Visible Thoughts Writer
Stack: Typescript, React, Firebase, Material UI, SlateJS
MIRI is a non-profit research institute that aims to promote and develop friendly artificial intelligence. I worked with them to develop a tool to create datasets collaboratively for the Visible Thoughts Project.
Context
The Visible Thoughts Project is an AI-alignment project that attempts at training an AI that could explain its reasoning.
Language models like OpenAI’s ChatGPT are trained on large datasets of text and can be used to generate very convincing texts from an initial prompt. For example, it can be used to continue a story, and this was the basis for AI Dungeon, a text-based role-playing game where the dungeon master is an AI. But the generated text could be offensive or dangerous. Even if we set up some counter-measures like profanity detection, with the current models we simply can’t anticipate all the possible problems.
MIRI researchers hypothesize that if we could train a language model on a dataset that contains intermediary “thoughts”, it would be much easier to understand why it came up with a particular sentence and correct the model from there. For this experiment, MIRI started to create a dataset of “thought-annotated dungeon runs”, which is similar to the output of the text-based role-playing game, except that the dungeon master explains everything that happens in the game world. For example, why does a character react in a certain way to the protagonist’s action, how did that character feel or think…
Problem
Such a dataset did not previously exist and must be created from scratch, so MIRI started looking for contributors. Scaling this project became a challenge: players and dungeon masters must coordinate to write a run, but without the player seeing the “thoughts”, which excludes using a tool like Google Docs. The runs also have a specific format that must be enforced. Finally, reviewers need to annotate some parts to have the dungeon master correct things accordingly to ensure the data quality.
This is where my work started.
Solution
Visible Thoughts Writer (VTW) is an interface for players and dungeon masters to create “thought-annotated dungeon runs”.
Users can create runs and invite other users to play on them. Each run is made of a series of steps, which each have a set of sections (prompts, thoughts, …). The users write or edit these sections using a custom text editor. Similarly to a messaging application, users are notified when it is their turn to play.
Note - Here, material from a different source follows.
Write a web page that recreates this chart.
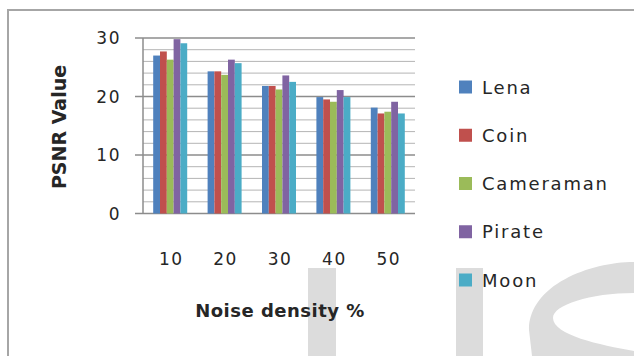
<!DOCTYPE html>
<html>
<head>
<meta charset="utf-8">
<script src="https://cdn.jsdelivr.net/npm/d3@7"></script>
<style>
  body { margin: 0; background: #fff; }
  svg { display: block; font-family: "DejaVu Sans", sans-serif; }
</style>
</head>
<body>
<div id="chart"></div>
<script>
//data
const noiseDensity = ["10", "20", "30", "40", "50"];
const images = ["Lena", "Coin", "Cameraman", "Pirate", "Moon"];
const lena = [27.0, 24.3, 21.8, 19.9, 18.1];
const coin = [27.7, 24.3, 21.8, 19.5, 17.1];
const cameraman = [26.3, 23.7, 21.2, 19.1, 17.4];
const pirate = [29.8, 26.3, 23.6, 21.1, 19.1];
const moon = [29.1, 25.7, 22.5, 19.9, 17.1];
const yTicks = [0, 10, 20, 30];
const colors = ["#4f81bd", "#c0504d", "#9bbb59", "#8064a2", "#4bacc6"];

const seriesValues = [lena, coin, cameraman, pirate, moon];

//svg size
const width = 634;
const height = 356;
const plot = { left: 143, right: 415, top: 38, bottom: 213.5 };

const svg = d3
    .select("#chart")
    .append("svg")
    .attr("width", width)
    .attr("height", height);

//watermark in the background
const gMark = svg.append("g").attr("fill", "#dcdcdc");
gMark.append("rect").attr("x", 308).attr("y", 268).attr("width", 28).attr("height", 88);
gMark.append("rect").attr("x", 456).attr("y", 268).attr("width", 27).attr("height", 88);
gMark
    .append("path")
    .attr("d", "M634,262 C590,262 529,285 529,330 L532,356 L634,356 L634,351 C600,345 553,335 553,318 C553,305 590,293 634,293 Z");

//frame
svg
    .append("path")
    .attr("d", `M8,${height} L8,10 L${width},10`)
    .attr("fill", "none")
    .attr("stroke", "#a6a6a6")
    .attr("stroke-width", 2);

//scales
const x0 = d3
    .scaleBand()
    .domain(noiseDensity)
    .range([plot.left, plot.right])
    .paddingInner(0.375)
    .paddingOuter(0.1875);

const x1 = d3
    .scaleBand()
    .domain(images)
    .range([0, x0.bandwidth()]);

const y = d3
    .scaleLinear()
    .domain([0, 30])
    .range([plot.bottom, plot.top]);

//gridlines, minor every 2
const gGrid = svg.append("g");
gGrid
    .selectAll("line.minor")
    .data(d3.range(2, 30, 2).filter((d) => d % 10 !== 0))
    .join("line")
    .attr("class", "minor")
    .attr("x1", plot.left)
    .attr("x2", plot.right)
    .attr("y1", (d) => y(d))
    .attr("y2", (d) => y(d))
    .attr("stroke", "#b4b4b4")
    .attr("stroke-width", 1);

gGrid
    .selectAll("line.major")
    .data(yTicks)
    .join("line")
    .attr("class", "major")
    .attr("x1", plot.left - 8)
    .attr("x2", plot.right)
    .attr("y1", (d) => y(d))
    .attr("y2", (d) => y(d))
    .attr("stroke", "#8c8c8c")
    .attr("stroke-width", 1.5);

//bars
const gBars = svg.append("g");
gBars
    .selectAll("g")
    .data(noiseDensity)
    .join("g")
    .attr("transform", (d) => `translate(${x0(d)},0)`)
    .selectAll("rect")
    .data((d, i) => images.map((name, k) => ({ name, k, value: seriesValues[k][i] })))
    .join("rect")
    .attr("x", (d) => x1(d.name))
    .attr("width", x1.bandwidth())
    .attr("y", (d) => y(d.value))
    .attr("height", (d) => y(0) - y(d.value))
    .attr("fill", (d) => colors[d.k]);

//y axis line
svg
    .append("line")
    .attr("x1", plot.left)
    .attr("x2", plot.left)
    .attr("y1", plot.top)
    .attr("y2", plot.bottom)
    .attr("stroke", "#8c8c8c")
    .attr("stroke-width", 1.5);

//axis labels
svg
    .append("g")
    .selectAll("text")
    .data(yTicks)
    .join("text")
    .attr("x", 121)
    .attr("y", (d) => y(d) + 6)
    .attr("text-anchor", "end")
    .attr("font-size", 17)
    .attr("letter-spacing", 1.5)
    .attr("fill", "#262626")
    .text((d) => d);

svg
    .append("g")
    .selectAll("text")
    .data(noiseDensity)
    .join("text")
    .attr("x", (d) => x0(d) + x0.bandwidth() / 2 + 1)
    .attr("y", 265)
    .attr("text-anchor", "middle")
    .attr("font-size", 17)
    .attr("letter-spacing", 1.5)
    .attr("fill", "#262626")
    .text((d) => d);

svg
    .append("text")
    .attr("x", 280)
    .attr("y", 317)
    .attr("text-anchor", "middle")
    .attr("font-size", 18)
    .attr("font-weight", "bold")
    .attr("letter-spacing", 0.5)
    .attr("fill", "#262626")
    .text("Noise density %");

svg
    .append("text")
    .attr("transform", "translate(66,127) rotate(-90)")
    .attr("text-anchor", "middle")
    .attr("font-size", 19)
    .attr("font-weight", "bold")
    .attr("fill", "#262626")
    .text("PSNR Value");

//legend
const gLegend = svg
    .append("g")
    .selectAll("g")
    .data(images)
    .join("g")
    .attr("transform", (d, i) => `translate(459,${87 + i * 48.25})`);

gLegend
    .append("rect")
    .attr("x", 0)
    .attr("y", -6.5)
    .attr("width", 13)
    .attr("height", 13)
    .attr("fill", (d, i) => colors[i]);

gLegend
    .append("text")
    .attr("x", 23)
    .attr("y", 6.5)
    .attr("font-size", 18)
    .attr("letter-spacing", 1.8)
    .attr("fill", "#262626")
    .text((d) => d);
</script>
</body>
</html>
The data can also be exported as a JSON file and re-imported back as a new run.
Under the hood, this is a web app using React and Firebase (Hosting, Firestore, Authentication and Cloud Functions). The text editor is built using SlateJS, a React framework for building rich text editors. For the UI, I used Material UI, a React component library.
Challenges
I must say that this was my first professional project using React, and I learned a lot (and even more since!). That also means that the code is far from perfect, and I would do things differently now. For example, I would create more hooks to separate the logic from the components, and maybe use React Query on top of Firebase to manage the data fetching.
The most challenging part was the rich-text editor. SlateJS is a very powerful framework, but it took me a while to get the exact behavior I wanted.
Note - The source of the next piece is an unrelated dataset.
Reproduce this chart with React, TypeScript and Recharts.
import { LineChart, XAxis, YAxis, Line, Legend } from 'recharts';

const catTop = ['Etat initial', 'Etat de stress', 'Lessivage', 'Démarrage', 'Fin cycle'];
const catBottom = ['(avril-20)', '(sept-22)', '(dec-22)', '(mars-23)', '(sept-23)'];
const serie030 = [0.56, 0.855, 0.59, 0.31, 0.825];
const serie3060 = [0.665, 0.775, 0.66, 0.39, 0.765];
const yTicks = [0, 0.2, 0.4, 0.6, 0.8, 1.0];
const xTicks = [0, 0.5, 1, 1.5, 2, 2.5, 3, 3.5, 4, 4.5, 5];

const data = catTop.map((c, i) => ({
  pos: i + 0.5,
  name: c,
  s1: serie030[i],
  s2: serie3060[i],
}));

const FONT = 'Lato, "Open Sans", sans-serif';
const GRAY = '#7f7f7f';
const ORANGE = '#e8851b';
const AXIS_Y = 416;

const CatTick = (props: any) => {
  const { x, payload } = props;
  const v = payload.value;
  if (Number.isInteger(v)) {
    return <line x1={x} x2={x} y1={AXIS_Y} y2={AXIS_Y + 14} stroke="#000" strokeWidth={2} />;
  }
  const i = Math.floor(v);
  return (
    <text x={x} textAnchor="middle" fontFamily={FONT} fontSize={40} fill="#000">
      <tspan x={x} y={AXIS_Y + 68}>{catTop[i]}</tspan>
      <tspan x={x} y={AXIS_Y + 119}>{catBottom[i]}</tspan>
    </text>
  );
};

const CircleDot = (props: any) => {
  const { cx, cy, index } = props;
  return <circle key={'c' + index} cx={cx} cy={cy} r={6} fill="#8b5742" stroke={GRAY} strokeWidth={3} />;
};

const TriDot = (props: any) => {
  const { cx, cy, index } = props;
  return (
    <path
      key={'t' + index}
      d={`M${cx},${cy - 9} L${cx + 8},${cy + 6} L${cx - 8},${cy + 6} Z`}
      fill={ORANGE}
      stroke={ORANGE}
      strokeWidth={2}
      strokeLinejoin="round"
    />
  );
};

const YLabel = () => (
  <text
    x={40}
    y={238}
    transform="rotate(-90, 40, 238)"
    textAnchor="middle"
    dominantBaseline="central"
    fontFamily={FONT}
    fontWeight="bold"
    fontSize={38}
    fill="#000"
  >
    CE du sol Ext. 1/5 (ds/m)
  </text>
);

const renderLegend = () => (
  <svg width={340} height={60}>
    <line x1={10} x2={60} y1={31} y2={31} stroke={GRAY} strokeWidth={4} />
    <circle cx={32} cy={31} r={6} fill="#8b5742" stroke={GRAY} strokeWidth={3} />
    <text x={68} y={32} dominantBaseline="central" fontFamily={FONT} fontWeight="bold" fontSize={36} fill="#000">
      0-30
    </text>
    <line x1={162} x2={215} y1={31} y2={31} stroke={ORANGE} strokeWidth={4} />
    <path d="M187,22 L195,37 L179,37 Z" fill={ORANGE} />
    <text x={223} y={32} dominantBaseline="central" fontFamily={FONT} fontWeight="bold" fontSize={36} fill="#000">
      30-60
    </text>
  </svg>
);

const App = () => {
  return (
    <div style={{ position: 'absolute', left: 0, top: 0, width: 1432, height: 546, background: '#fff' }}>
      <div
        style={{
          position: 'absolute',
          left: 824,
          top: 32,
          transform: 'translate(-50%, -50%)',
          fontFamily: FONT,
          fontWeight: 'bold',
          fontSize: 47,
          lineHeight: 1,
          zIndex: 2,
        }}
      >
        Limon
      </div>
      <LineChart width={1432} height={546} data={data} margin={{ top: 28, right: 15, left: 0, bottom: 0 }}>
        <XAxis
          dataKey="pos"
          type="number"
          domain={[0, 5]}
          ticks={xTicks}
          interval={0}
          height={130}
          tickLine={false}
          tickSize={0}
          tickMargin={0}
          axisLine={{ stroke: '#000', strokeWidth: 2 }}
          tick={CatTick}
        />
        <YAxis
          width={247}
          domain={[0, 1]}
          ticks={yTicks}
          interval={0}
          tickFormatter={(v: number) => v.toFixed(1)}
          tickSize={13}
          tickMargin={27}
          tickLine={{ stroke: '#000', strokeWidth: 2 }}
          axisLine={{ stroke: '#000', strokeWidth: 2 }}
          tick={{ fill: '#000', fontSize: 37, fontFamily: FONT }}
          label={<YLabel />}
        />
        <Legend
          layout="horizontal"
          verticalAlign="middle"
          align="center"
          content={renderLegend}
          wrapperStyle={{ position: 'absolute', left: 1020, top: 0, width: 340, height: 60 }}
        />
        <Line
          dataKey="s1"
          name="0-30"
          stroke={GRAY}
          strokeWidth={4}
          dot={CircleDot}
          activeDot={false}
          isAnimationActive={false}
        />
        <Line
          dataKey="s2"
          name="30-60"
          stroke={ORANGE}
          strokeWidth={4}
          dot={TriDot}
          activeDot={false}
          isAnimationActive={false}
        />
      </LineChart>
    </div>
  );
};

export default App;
For example, a thought section contains bullets, each of which is composed of thoughts delimited by end-of-sentence characters. Each thought has a type, that corresponds to a particular formatting (e.g., color). Removing the end-of-sentence character collapses the two thoughts into one, keeping the type of the first one. Similarly, collapsing two bullets into one merges the thoughts of the second bullet into the first one. Things like bullets with no thoughts but some end-of-sentence characters must also be prevented by the editor…
There are many such constraints, and they must be handled indirectly by overriding a normalizeNode
callback function.
In order words, you need to fix the document structure a posteriori, which is not ideal.
Adding such “fixes” would sometime break other (more important) things!